Seven’s commitment to uplifting the neighborhood in community and respect can be seen right there on the website; not every beauty facility has a dedicated page for “community” and “causes” right alongside the facials and waxes. The clinic also has a large open loft area that Seven wants to make available to community organizers for meetings and events, as well as her own continuing educational seminars and panels.

And about those facials and waxes and other services; they’re truly stellar. There’s an emphasis on full wellness, and those ties to the yoga studio and concern about aftercare are strong. There are multi-service packages, like the “Breakover,” and memberships at reduced prices designed to give you great skin for life, not just an afternoon.

I’ve had many spa treatments in my life, and even documented some of the funkier ones, and the Brazilian wax I got there was easily a top experience. My phenomenal esthetician presented as white, and I’m noting that because in this context, race matters. When the Fitzpatrick scale is in play and we’re using hot wax and acids and lasers, melanin matters. When I told Seven that I had been turned away elsewhere for laser treatments, she laughed and said that was their error and lack of experience.

At HSLC, actual diversity is in effect, not “diversity” as a bullshit buzzword that allows too many institutions to feel comfortable doing the very least. True diversity is as simple (and as difficult for some) as understanding and asserting that white is not the default for human.
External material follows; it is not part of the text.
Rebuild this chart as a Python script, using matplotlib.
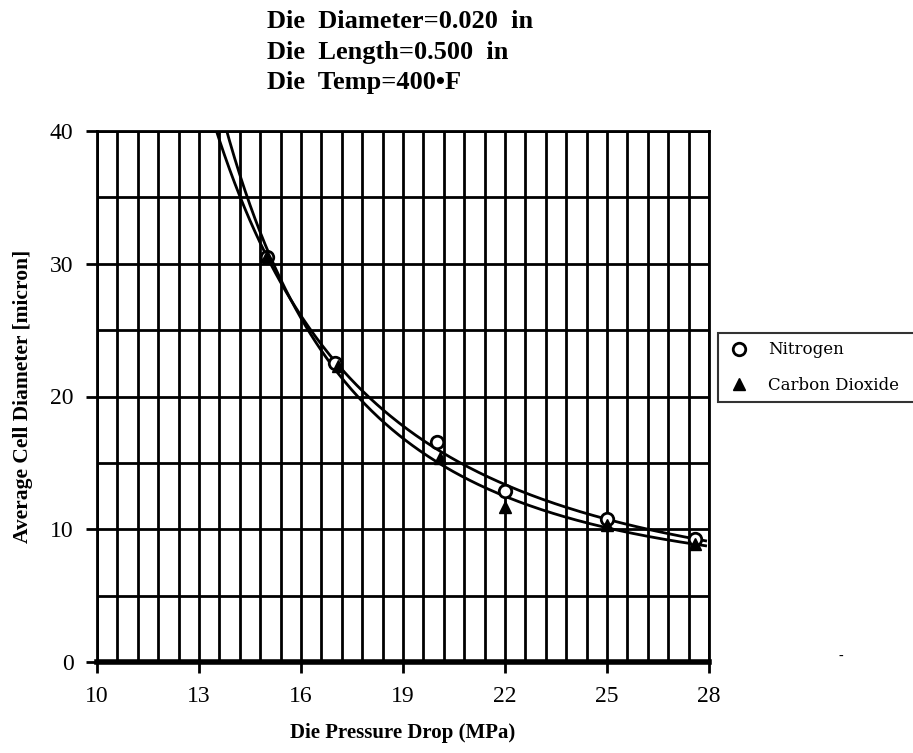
import matplotlib
matplotlib.use('Agg')
import matplotlib.pyplot as plt
import numpy as np

# data
pressure_n2 = [15.0, 17.0, 20.0, 22.0, 25.0, 27.6]
cell_n2 = [30.5, 22.5, 16.6, 12.9, 10.8, 9.3]
pressure_co2 = [15.0, 17.1, 20.1, 22.0, 25.0, 27.6]
cell_co2 = [30.6, 22.3, 15.4, 11.7, 10.3, 8.9]

xticks = [10, 13, 16, 19, 22, 25, 28]
yticks = [0, 10, 20, 30, 40]
title_lines = ['Die  Diameter=0.020  in', 'Die  Length=0.500  in', 'Die  Temp=400\u2022F']

plt.rcParams['font.family'] = ['Liberation Serif', 'DejaVu Serif']

fig = plt.figure(figsize=(9.13, 7.53), dpi=100)
ax = fig.add_axes([97/913, 1-662/753, (709-97)/913, (662-131)/753])

# fitted curves (quadratic fit in log-log space)
xs = np.linspace(13.0, 27.9, 300)
def logfit(x, y):
	c = np.polyfit(np.log(x), np.log(y), 2)
	return np.exp(np.polyval(c, np.log(xs)))
ax.plot(xs, logfit(pressure_n2, cell_n2), color='black', lw=2, zorder=3)
ax.plot(xs, logfit(pressure_co2, cell_co2), color='black', lw=2, zorder=3)

ax.plot(pressure_n2, cell_n2, 'o', ms=9, mfc='white', mec='black', mew=2,
	linestyle='none', label='Nitrogen', zorder=4)
ax.plot(pressure_co2, cell_co2, '^', ms=8, color='black',
	linestyle='none', label='Carbon Dioxide', zorder=5)

ax.set_xlim(10, 28)
ax.set_ylim(0, 40)
ax.set_xticks(xticks)
ax.set_yticks(yticks)
ax.set_xticklabels([str(t) for t in xticks], fontsize=17)
ax.set_yticklabels([str(t) for t in yticks], fontsize=17)
ax.set_xticks(np.arange(10, 28.01, 0.6), minor=True)
ax.set_yticks(np.arange(0, 40.01, 5), minor=True)
ax.xaxis.remove_overlapping_locs = False
ax.yaxis.remove_overlapping_locs = False
ax.tick_params(which='major', direction='out', length=8, width=2, pad=9)
ax.tick_params(which='minor', length=0)
ax.grid(which='minor', color='black', lw=2)
ax.set_axisbelow(True)
for side in ['top', 'left', 'right']:
	ax.spines[side].set_linewidth(2)
ax.spines['bottom'].set_linewidth(4)

ax.set_xlabel('Die Pressure Drop (MPa)', fontsize=15, fontweight='bold', labelpad=12)
ax.set_ylabel('Average Cell Diameter [micron]', fontsize=15.5, fontweight='bold', labelpad=12)

for i, line in enumerate(title_lines):
	fig.text(267/913, 1-(22+30*i)/753, line, fontsize=19, fontweight='bold',
		ha='left', va='center')

leg = ax.legend(loc='upper left', bbox_to_anchor=(718/913, 1-333/753, 260/913, 0),
	bbox_transform=fig.transFigure, mode='expand', frameon=True, borderaxespad=0,
	fancybox=False, edgecolor='black', borderpad=0.5, labelspacing=1.1,
	handletextpad=1.0, handlelength=1.5, prop={'family': 'DejaVu Serif', 'size': 12})
leg.get_frame().set_linewidth(1.5)

fig.text(838/913, 1-660/753, '-', fontsize=10)

fig.savefig('out.png', dpi=100)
Seven’s pledge to water the roots of the neighborhood, instead of bulldozing them to build, is apparent when she speaks glowingly of her Harlem neighbors and their interpersonal connections. Speaking again of gentrification, she says, “The access to capital that is supposed to be here to empower the neighborhood does not. It empowers a new neighborhood. It doesn’t take people who are here and help them stabilize and be able to weather the economic change, and benefit from it, it just makes it a favorable condition for a takeover.”

She told me of a time when she had been living in the hood for years and would travel for extended periods to teach, like when she opened an Esthetic Institute in the Philippines, when her local corner store proprietors actually called her because she hadn’t been there in a while and they “just wanted to make sure [she] was alive.” She also told me how they had all the neighborhood kids’ school pictures up on the wall, including her daughter’s, who now has a child of her own. You most certainly won’t see [ubiquitous chain store that’s open all days and hours] displaying neighborhood kids’ pictures and calling frequent customers.

Seven’s commitment to exemplary esthetic practices and education is what will move the entire industry forward so that eventually no one will have to be turned away from spas as much as I have been. There will always be risks associated with certain procedures, but the lack of data is often more about lack of experience and education, and practitioners unwilling to do the work to include us. Harlem Skin and Laser Clinic is all about doing the work, and I couldn’t be more grateful.